Als nicht überzeugend ist die zur Begründung der Unzulässigkeit der Eröffnung einer Kopie gezogene Parallele zum abhanden gekommenen Testament, bei dem eine Eröffnung nicht möglich ist, zu bewerten. Anders als beim abhanden gekommenen Testament liegt bei einer Testamentskopie jedenfalls physisch ein Schriftstück vor, das eröffnet werden kann.

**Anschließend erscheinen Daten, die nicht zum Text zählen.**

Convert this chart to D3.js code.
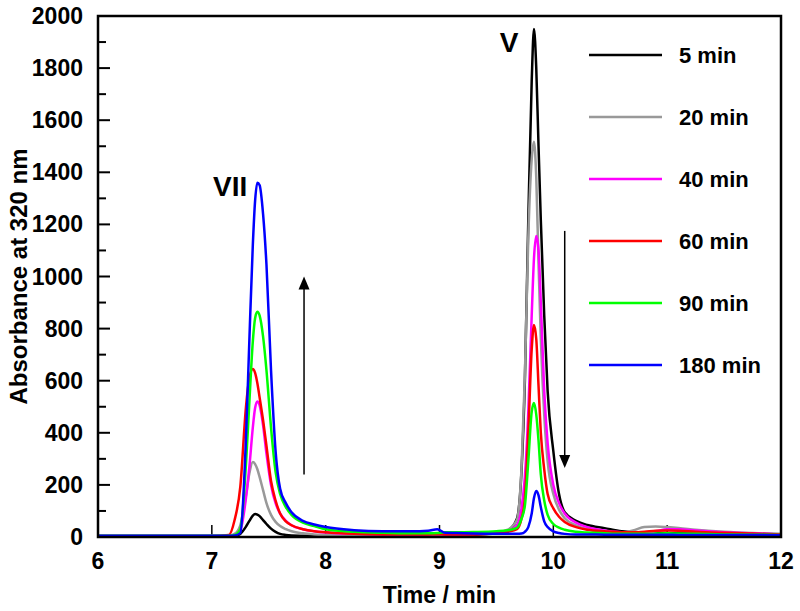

Sprechen nach Auffassung des Senats nach alledem die besseren Gründe für die Eröffnung der von der Beteiligten vorgelegten Testamentskopie, war das Nachlassgericht wie geschehen anzuweisen.

III.

Kosten fallen für das erfolgreiche Rechtsmittel nicht an, §§ 22, 25 GNotKG, dementsprechend erübrigt sich auch eine Wertfestsetzung von Amts wegen.

Anlass, die Rechtsbeschwerde zuzulassen, besteht nicht, § 70 Abs. 2 Satz 1 FamFG.